* [Aim of the task] Identify and pull out each line of the entries in which "chart" occurs.

* [Data]
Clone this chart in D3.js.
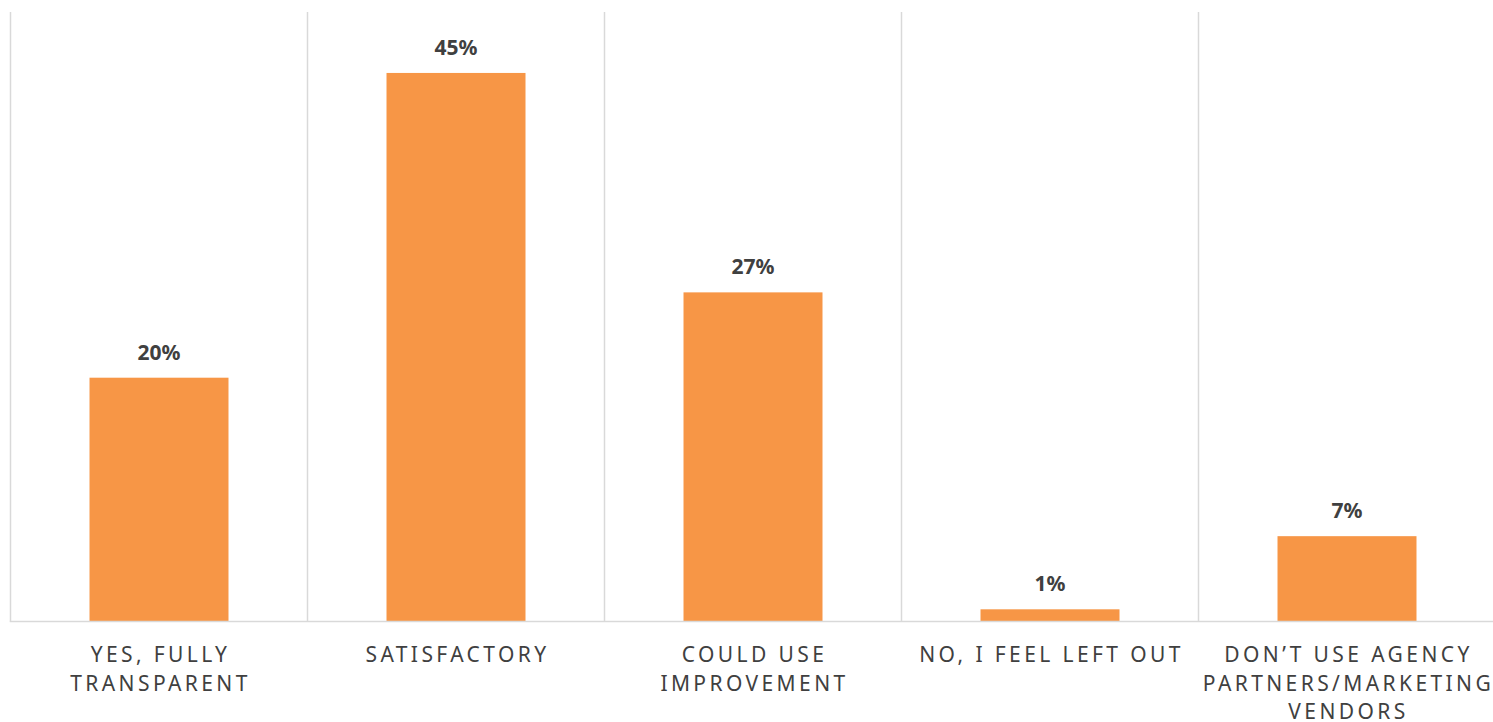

---

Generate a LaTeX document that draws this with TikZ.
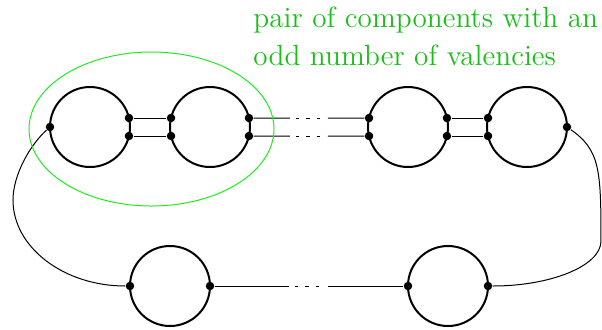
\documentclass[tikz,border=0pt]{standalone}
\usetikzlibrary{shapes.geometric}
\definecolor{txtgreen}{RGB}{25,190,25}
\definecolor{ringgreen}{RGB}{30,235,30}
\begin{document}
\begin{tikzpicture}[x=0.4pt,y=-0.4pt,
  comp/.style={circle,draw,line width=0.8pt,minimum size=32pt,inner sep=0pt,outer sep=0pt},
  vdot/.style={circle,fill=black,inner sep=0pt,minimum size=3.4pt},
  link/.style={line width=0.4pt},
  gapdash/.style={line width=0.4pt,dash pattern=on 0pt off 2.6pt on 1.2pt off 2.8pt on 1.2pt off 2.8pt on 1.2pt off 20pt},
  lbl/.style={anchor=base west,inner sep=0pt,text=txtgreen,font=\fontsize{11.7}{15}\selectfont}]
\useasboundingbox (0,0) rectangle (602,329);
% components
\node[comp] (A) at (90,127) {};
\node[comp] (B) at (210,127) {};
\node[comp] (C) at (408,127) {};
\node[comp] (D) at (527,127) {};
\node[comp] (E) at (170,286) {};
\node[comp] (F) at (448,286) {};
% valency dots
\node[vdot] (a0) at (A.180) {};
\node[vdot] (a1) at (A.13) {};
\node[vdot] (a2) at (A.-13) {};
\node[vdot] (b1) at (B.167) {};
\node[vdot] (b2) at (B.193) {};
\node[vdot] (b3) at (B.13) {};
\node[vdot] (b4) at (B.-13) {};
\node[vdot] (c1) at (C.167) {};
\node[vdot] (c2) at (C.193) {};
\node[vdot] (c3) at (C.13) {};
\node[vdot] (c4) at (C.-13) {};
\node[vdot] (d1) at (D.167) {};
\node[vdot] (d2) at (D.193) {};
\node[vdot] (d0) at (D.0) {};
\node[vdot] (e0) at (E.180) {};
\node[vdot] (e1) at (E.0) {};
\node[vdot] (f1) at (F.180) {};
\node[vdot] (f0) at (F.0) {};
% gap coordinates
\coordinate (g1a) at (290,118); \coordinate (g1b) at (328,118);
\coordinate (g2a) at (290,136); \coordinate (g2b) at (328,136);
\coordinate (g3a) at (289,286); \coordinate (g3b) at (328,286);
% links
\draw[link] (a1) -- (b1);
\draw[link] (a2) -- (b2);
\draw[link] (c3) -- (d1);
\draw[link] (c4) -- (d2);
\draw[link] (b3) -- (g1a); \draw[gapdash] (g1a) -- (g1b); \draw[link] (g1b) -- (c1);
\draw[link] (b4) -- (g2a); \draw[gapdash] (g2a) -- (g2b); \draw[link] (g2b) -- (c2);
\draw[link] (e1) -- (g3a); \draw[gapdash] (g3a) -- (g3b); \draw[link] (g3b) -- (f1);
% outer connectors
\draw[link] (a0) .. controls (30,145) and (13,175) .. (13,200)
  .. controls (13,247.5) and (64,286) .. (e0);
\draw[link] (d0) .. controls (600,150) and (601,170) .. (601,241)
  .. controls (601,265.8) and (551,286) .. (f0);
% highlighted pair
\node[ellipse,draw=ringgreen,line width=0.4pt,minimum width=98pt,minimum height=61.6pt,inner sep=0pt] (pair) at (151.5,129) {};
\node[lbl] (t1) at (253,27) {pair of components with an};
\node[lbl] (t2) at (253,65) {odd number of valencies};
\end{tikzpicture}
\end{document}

* * *

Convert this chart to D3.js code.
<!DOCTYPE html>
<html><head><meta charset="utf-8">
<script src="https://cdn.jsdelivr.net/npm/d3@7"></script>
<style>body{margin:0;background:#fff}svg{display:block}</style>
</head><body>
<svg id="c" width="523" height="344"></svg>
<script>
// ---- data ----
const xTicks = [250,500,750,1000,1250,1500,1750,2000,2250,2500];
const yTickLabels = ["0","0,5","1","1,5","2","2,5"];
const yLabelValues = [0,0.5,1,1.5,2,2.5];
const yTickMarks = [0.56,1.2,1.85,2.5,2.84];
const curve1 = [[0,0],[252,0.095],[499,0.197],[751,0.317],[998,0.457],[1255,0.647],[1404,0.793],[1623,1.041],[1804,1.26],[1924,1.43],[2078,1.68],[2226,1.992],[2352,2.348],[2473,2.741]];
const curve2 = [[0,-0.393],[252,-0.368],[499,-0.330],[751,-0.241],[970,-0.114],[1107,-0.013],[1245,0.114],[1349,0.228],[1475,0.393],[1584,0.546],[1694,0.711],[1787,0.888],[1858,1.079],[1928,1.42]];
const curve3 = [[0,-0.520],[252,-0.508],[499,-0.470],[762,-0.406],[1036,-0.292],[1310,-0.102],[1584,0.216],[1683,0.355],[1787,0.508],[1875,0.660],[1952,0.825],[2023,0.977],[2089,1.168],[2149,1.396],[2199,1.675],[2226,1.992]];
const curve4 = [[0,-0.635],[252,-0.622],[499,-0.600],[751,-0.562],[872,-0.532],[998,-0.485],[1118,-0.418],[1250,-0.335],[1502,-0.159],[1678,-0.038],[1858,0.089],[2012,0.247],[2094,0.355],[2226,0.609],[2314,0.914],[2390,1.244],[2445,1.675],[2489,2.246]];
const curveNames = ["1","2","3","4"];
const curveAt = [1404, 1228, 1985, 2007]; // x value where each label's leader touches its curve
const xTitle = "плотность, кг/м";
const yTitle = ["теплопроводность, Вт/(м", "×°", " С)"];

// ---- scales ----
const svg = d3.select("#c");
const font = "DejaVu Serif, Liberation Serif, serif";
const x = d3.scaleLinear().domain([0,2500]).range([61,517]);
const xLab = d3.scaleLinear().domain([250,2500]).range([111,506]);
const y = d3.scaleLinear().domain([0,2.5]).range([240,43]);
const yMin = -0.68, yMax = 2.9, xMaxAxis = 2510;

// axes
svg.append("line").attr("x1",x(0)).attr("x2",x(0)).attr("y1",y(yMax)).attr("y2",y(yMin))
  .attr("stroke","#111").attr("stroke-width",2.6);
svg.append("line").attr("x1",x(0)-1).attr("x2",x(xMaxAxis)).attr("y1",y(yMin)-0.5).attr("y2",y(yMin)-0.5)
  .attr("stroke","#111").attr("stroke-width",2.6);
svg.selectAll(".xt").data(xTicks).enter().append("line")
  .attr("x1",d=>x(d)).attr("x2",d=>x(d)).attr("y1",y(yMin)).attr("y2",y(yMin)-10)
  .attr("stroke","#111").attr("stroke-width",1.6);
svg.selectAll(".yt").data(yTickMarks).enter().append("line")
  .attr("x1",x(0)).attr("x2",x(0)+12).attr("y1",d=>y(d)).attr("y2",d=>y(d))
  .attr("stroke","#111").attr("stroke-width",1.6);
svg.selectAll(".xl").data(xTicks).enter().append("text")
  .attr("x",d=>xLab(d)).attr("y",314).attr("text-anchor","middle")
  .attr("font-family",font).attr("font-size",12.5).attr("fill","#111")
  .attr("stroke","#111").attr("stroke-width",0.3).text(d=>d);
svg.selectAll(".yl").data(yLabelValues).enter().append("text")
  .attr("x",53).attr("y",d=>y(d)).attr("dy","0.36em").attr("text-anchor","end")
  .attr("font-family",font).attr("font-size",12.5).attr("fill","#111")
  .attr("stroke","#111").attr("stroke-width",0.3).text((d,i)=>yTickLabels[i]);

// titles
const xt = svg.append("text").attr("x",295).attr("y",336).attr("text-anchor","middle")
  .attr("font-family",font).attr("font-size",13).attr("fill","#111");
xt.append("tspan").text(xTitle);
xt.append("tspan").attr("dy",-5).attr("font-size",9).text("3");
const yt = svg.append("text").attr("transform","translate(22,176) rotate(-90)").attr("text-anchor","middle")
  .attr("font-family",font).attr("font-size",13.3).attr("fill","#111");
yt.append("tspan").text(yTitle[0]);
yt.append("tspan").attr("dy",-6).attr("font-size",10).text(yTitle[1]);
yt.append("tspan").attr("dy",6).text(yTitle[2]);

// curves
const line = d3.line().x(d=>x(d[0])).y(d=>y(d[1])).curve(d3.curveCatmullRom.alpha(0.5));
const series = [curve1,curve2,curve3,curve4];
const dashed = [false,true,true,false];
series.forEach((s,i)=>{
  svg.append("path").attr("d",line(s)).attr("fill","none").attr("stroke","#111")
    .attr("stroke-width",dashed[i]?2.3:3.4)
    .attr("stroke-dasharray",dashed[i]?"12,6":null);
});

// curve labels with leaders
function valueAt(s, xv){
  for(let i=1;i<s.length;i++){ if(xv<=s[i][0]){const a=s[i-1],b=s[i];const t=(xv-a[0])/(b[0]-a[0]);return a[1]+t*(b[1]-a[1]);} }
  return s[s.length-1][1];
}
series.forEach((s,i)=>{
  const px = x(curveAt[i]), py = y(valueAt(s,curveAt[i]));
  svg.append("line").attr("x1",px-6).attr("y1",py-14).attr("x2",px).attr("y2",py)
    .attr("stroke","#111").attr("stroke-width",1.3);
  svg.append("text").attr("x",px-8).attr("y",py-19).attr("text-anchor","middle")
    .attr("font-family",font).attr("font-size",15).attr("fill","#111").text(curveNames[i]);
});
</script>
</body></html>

* [Output]
Clone this chart in D3.js.
Convert this chart to D3.js code.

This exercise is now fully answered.